Does a Solicitor have to Draft a Will?

It is not necessary for a solicitor to draft a will, however it is advisable to have legal advice on the drafting of a will where there are complexities, such as children, complicated family situations, or complex financial affairs. Superannuation, the disposition of real property, the death of a beneficiary, and the rights of immediate family members even if they have been disinherited can be complex and have an impact on the validity of all or part of your will.

Who can make a will?

Anyone can make a will, as long as they have testamentary capacity and are above the age of 18 years. This latter requirement can be dispensed with by the court.

Who can be an executor?

An executor must be over 18 years of age. It is preferable that executrixes/ors live in the same state as the testatrix/or, and that two be named, in case one executor dies or can no longer act in that capacity. Traits to consider include: trustworthiness, closeness of relationship, and similarity of age. If a person dies, and no executrix is named, the Supreme Court can appoint one, including a private trustee or the Public Trustee.

DIY Will Kits

There are numerous DIY will kits. You may have seen them on sale at the Post Office. The choice and price is varied for DIY Kits, and a simple google search will offer you many choices, as well as consumer website evaluations of different will kits. Consumer websites unanimously point out that for complex matters, legal advice is best. Complex matters include: superannuation, property division, spouses, ex-spouses, children from different relationships, beneficial charity organisations over family.
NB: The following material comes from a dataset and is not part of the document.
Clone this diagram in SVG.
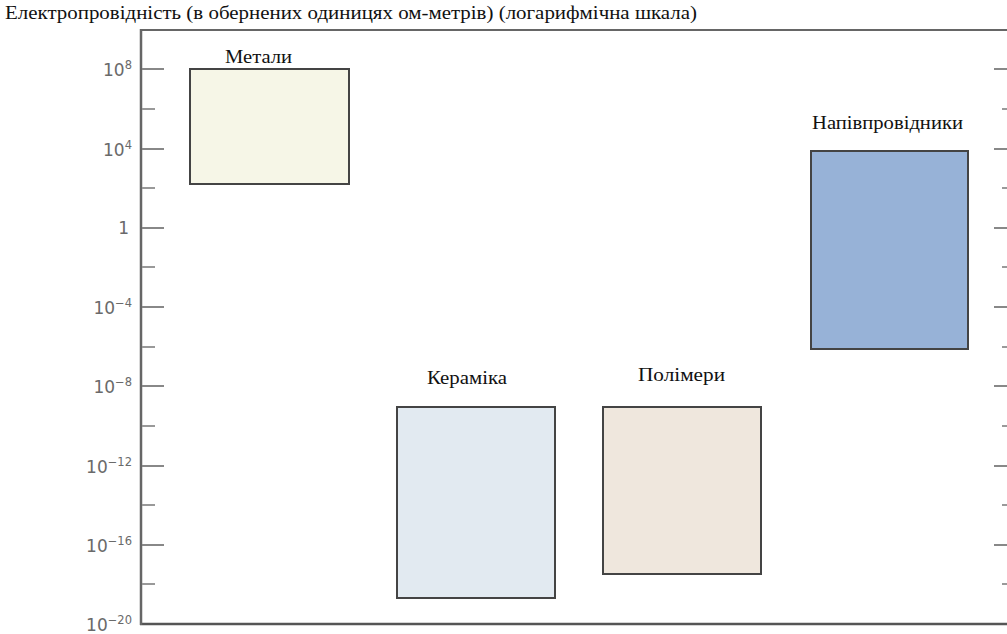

If you are a single person, with only one living relative (a sibling), you live in rented accommodation, and only have a superb collection of Star Wars figurines that you wish to pass on to your sibling, you are not in a complex situation.

If, however, you have several properties some of which are joint ownership, two marriages, five children all under the age of majority to two separate spouses, and a large amount of superannuation, you are in a complex situation and need legal advice.